• Data block:
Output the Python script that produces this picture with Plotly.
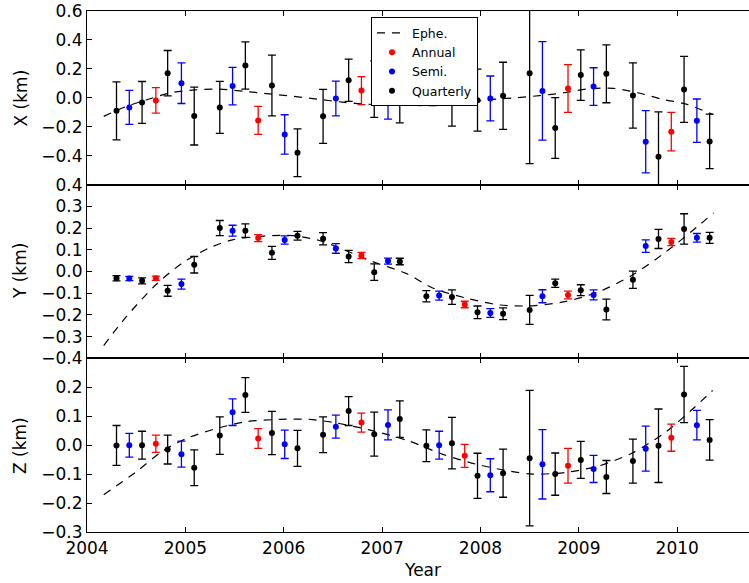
import plotly.graph_objects as go
from plotly.subplots import make_subplots

# ---------------- data ----------------
q_t = [2004.30, 2004.56, 2004.82, 2005.09, 2005.35, 2005.61, 2005.88, 2006.14,
       2006.40, 2006.66, 2006.92, 2007.18, 2007.45, 2007.71, 2007.97, 2008.23,
       2008.50, 2008.76, 2009.02, 2009.28, 2009.55, 2009.81, 2010.07, 2010.33]
s_t = [2004.43, 2004.96, 2005.48, 2006.01, 2006.53, 2007.06,
       2007.58, 2008.10, 2008.63, 2009.15, 2009.68, 2010.20]
a_t = [2004.70, 2005.74, 2006.79, 2007.84, 2008.89, 2009.94]

# X component (km)
x_q = [-0.090, -0.032, 0.170, -0.126, -0.066, 0.223, 0.085, -0.379,
       -0.128, 0.122, 0.060, 0.007, 0.190, 0.070, -0.016, 0.014,
       0.170, -0.209, 0.157, 0.166, 0.016, -0.407, 0.058, -0.301]
x_q_err = [0.200, 0.145, 0.157, 0.200, 0.180, 0.163, 0.210, 0.165,
           0.187, 0.146, 0.195, 0.180, 0.170, 0.265, 0.214, 0.232,
           0.625, 0.210, 0.175, 0.200, 0.225, 0.310, 0.228, 0.188]
x_s = [-0.066, 0.101, 0.081, -0.253, -0.004, -0.004,
       0.120, -0.004, 0.048, 0.078, -0.303, -0.158]
x_s_err = [0.117, 0.140, 0.130, 0.136, 0.120, 0.143,
           0.125, 0.155, 0.340, 0.130, 0.215, 0.150]
x_a = [-0.018, -0.156, 0.050, 0.100, 0.065, -0.234]
x_a_err = [0.088, 0.097, 0.097, 0.090, 0.165, 0.133]

# Y component (km)
y_q = [-0.031, -0.043, -0.089, 0.031, 0.200, 0.188, 0.086, 0.165,
       0.151, 0.069, -0.003, 0.046, -0.114, -0.118, -0.188, -0.195,
       -0.177, -0.054, -0.086, -0.175, -0.038, 0.150, 0.196, 0.155]
y_q_err = [0.012, 0.014, 0.025, 0.038, 0.035, 0.031, 0.030, 0.020,
           0.028, 0.028, 0.038, 0.015, 0.026, 0.033, 0.029, 0.027,
           0.067, 0.019, 0.025, 0.048, 0.040, 0.044, 0.070, 0.025]
y_s = [-0.032, -0.058, 0.188, 0.145, 0.106, 0.048,
       -0.111, -0.191, -0.114, -0.108, 0.117, 0.155]
y_s_err = [0.010, 0.023, 0.025, 0.019, 0.022, 0.014,
           0.021, 0.020, 0.030, 0.023, 0.029, 0.020]
y_a = [-0.031, 0.154, 0.074, -0.152, -0.108, 0.136]
y_a_err = [0.010, 0.016, 0.014, 0.015, 0.018, 0.017]

# Z component (km)
z_q = [-0.001, 0.000, -0.015, -0.078, 0.033, 0.173, 0.042, -0.011,
       0.036, 0.118, 0.038, 0.090, -0.002, 0.007, -0.106, -0.097,
       -0.045, -0.100, -0.051, -0.110, -0.055, -0.002, 0.175, 0.018]
z_q_err = [0.069, 0.048, 0.050, 0.062, 0.065, 0.060, 0.075, 0.062,
           0.062, 0.050, 0.076, 0.063, 0.055, 0.089, 0.078, 0.083,
           0.234, 0.073, 0.064, 0.057, 0.076, 0.127, 0.097, 0.070]
z_s = [0.000, -0.031, 0.114, 0.003, 0.064, 0.070,
       0.000, -0.104, -0.066, -0.082, -0.012, 0.069]
z_s_err = [0.041, 0.045, 0.046, 0.049, 0.040, 0.052,
           0.048, 0.057, 0.120, 0.047, 0.078, 0.051]
z_a = [0.005, 0.023, 0.078, -0.037, -0.071, 0.026]
z_a_err = [0.030, 0.034, 0.033, 0.040, 0.060, 0.047]

# Ephemeris curves
ex_t = [2004.17, 2004.40, 2004.60, 2004.85, 2005.10, 2005.35, 2005.60, 2005.85,
        2006.10, 2006.35, 2006.60, 2006.85, 2007.10, 2007.35, 2007.60, 2007.85,
        2008.10, 2008.35, 2008.60, 2008.85, 2009.10, 2009.35, 2009.60, 2009.85,
        2010.10, 2010.36]
ex_v = [-0.128, -0.060, -0.015, 0.035, 0.055, 0.060, 0.045, 0.028,
        0.010, -0.010, -0.030, -0.044, -0.050, -0.053, -0.053, -0.035,
        -0.012, 0.000, 0.015, 0.035, 0.062, 0.066, 0.035, -0.010,
        -0.045, -0.115]
ey_t = [2004.17, 2004.40, 2004.70, 2004.97, 2005.24, 2005.48, 2005.80, 2006.10,
        2006.36, 2006.63, 2006.90, 2007.25, 2007.52, 2007.86, 2008.19, 2008.53,
        2008.87, 2009.21, 2009.55, 2009.89, 2010.23, 2010.37]
ey_v = [-0.341, -0.208, -0.061, 0.039, 0.108, 0.146, 0.163, 0.165,
        0.143, 0.097, 0.046, -0.010, -0.077, -0.123, -0.154, -0.158,
        -0.138, -0.092, -0.015, 0.092, 0.216, 0.270]
ez_t = [2004.17, 2004.50, 2004.77, 2005.01, 2005.31, 2005.62, 2005.96, 2006.26,
        2006.53, 2006.87, 2007.26, 2007.62, 2007.96, 2008.30, 2008.53, 2008.87,
        2009.21, 2009.55, 2009.89, 2010.16, 2010.36]
ez_v = [-0.171, -0.092, -0.020, 0.023, 0.057, 0.081, 0.089, 0.089,
        0.077, 0.053, 0.016, -0.032, -0.066, -0.090, -0.100, -0.094,
        -0.071, -0.026, 0.047, 0.126, 0.189]

x_ticks = [2004, 2005, 2006, 2007, 2008, 2009, 2010]
x_tick_text = ["2004", "2005", "2006", "2007", "2008", "2009", "2010"]
panel_titles = ["X (km)", "Y (km)", "Z (km)"]
yticks = [
    [0.6, 0.4, 0.2, 0.0, -0.2, -0.4, -0.6],
    [0.4, 0.3, 0.2, 0.1, 0.0, -0.1, -0.2, -0.3, -0.4],
    [0.3, 0.2, 0.1, 0.0, -0.1, -0.2, -0.3],
]
ytick_text = [
    ["0.6", "0.4", "0.2", "0.0", "−0.2", "−0.4", ""],
    ["0.4", "0.3", "0.2", "0.1", "0.0", "−0.1", "−0.2", "−0.3", "−0.4"],
    ["", "0.2", "0.1", "0.0", "−0.1", "−0.2", "−0.3"],
]
yranges = [[-0.6, 0.6], [-0.4, 0.4], [-0.3, 0.3]]

# ---------------- figure ----------------
FONT = "DejaVu Sans"
fig = make_subplots(rows=3, cols=1, shared_xaxes=True, vertical_spacing=0)

panels = [
    (ex_t, ex_v, x_a, x_a_err, x_s, x_s_err, x_q, x_q_err),
    (ey_t, ey_v, y_a, y_a_err, y_s, y_s_err, y_q, y_q_err),
    (ez_t, ez_v, z_a, z_a_err, z_s, z_s_err, z_q, z_q_err),
]

for i, (et, ev, av, ae, sv, se, qv, qe) in enumerate(panels):
    row = i + 1
    first = (i == 0)
    fig.add_trace(go.Scatter(
        x=et, y=ev, mode="lines", name="Ephe.", showlegend=first,
        line=dict(color="black", width=1.2, dash="8px,7px", shape="spline", smoothing=0.8),
    ), row=row, col=1)
    for name, tt, vv, ee, col in [("Annual", a_t, av, ae, "#ff0000"),
                                  ("Semi.", s_t, sv, se, "#0000ff"),
                                  ("Quarterly", q_t, qv, qe, "#000000")]:
        fig.add_trace(go.Scatter(
            x=tt, y=vv, mode="markers", name=name, showlegend=first,
            marker=dict(color=col, size=6, symbol="circle"),
            error_y=dict(type="data", array=ee, visible=True, color=col,
                         thickness=1.3, width=4),
        ), row=row, col=1)

axis_common = dict(
    showline=True, linecolor="black", linewidth=1.2,
    ticks="inside", ticklen=5, tickwidth=1, tickcolor="black",
    showgrid=False, zeroline=False, automargin=False,
    tickfont=dict(family=FONT, size=17, color="black"),
)

for i in range(3):
    row = i + 1
    fig.update_yaxes(
        range=yranges[i], tickmode="array", tickvals=yticks[i], ticktext=ytick_text[i],
        mirror=False, **axis_common, row=row, col=1)
    fig.update_xaxes(
        range=[2004, 2010.73], tickmode="array", tickvals=x_ticks, ticktext=x_tick_text,
        mirror="ticks", **axis_common, row=row, col=1)

L, R, T, B = 87, 0, 11, 51
W, H = 749, 583
pw = W - L - R
ph = H - T - B

annotations = []
centers = [(11 + 184.5) / 2, (184.5 + 358.3) / 2, (358.3 + 532.3) / 2]
for title, cy in zip(panel_titles, centers):
    annotations.append(dict(
        text=title, xref="paper", yref="paper",
        x=(20.7 - L) / pw, y=(H - B - cy) / ph,
        xanchor="center", yanchor="middle", textangle=-90, showarrow=False,
        font=dict(family=FONT, size=17, color="black"),
    ))
annotations.append(dict(
    text="Year", xref="paper", yref="paper",
    x=(422.5 - L) / pw, y=(H - B - 570) / ph,
    xanchor="center", yanchor="middle", showarrow=False,
    font=dict(family=FONT, size=17, color="black"),
))

fig.update_layout(
    width=W, height=H,
    margin=dict(l=L, r=R, t=T, b=B, autoexpand=False),
    paper_bgcolor="white", plot_bgcolor="white",
    font=dict(family=FONT, size=12.5, color="black"),
    annotations=annotations,
    legend=dict(
        x=(371 - L) / pw, y=1 - (17.3 - T) / ph, xanchor="left", yanchor="top",
        bgcolor="white", bordercolor="black", borderwidth=1,
        font=dict(family=FONT, size=12.5, color="black"),
        tracegroupgap=0, itemwidth=30,
    ),
)

fig.write_html("out.html",
               config={"displayModeBar": False},
               post_script="document.body.style.margin='0';document.body.style.overflow='hidden';")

• Task to complete:
Repeat only the lines from the beginning of the material through the line containing "a_t = [2004.70, 2005.74, 2006.79, 2007.84, 2008.89, 2009.94]", both ends kept, leaving pictures out.

• Complete output:
Output the Python script that produces this picture with Plotly.
import plotly.graph_objects as go
from plotly.subplots import make_subplots

# ---------------- data ----------------
q_t = [2004.30, 2004.56, 2004.82, 2005.09, 2005.35, 2005.61, 2005.88, 2006.14,
       2006.40, 2006.66, 2006.92, 2007.18, 2007.45, 2007.71, 2007.97, 2008.23,
       2008.50, 2008.76, 2009.02, 2009.28, 2009.55, 2009.81, 2010.07, 2010.33]
s_t = [2004.43, 2004.96, 2005.48, 2006.01, 2006.53, 2007.06,
       2007.58, 2008.10, 2008.63, 2009.15, 2009.68, 2010.20]
a_t = [2004.70, 2005.74, 2006.79, 2007.84, 2008.89, 2009.94]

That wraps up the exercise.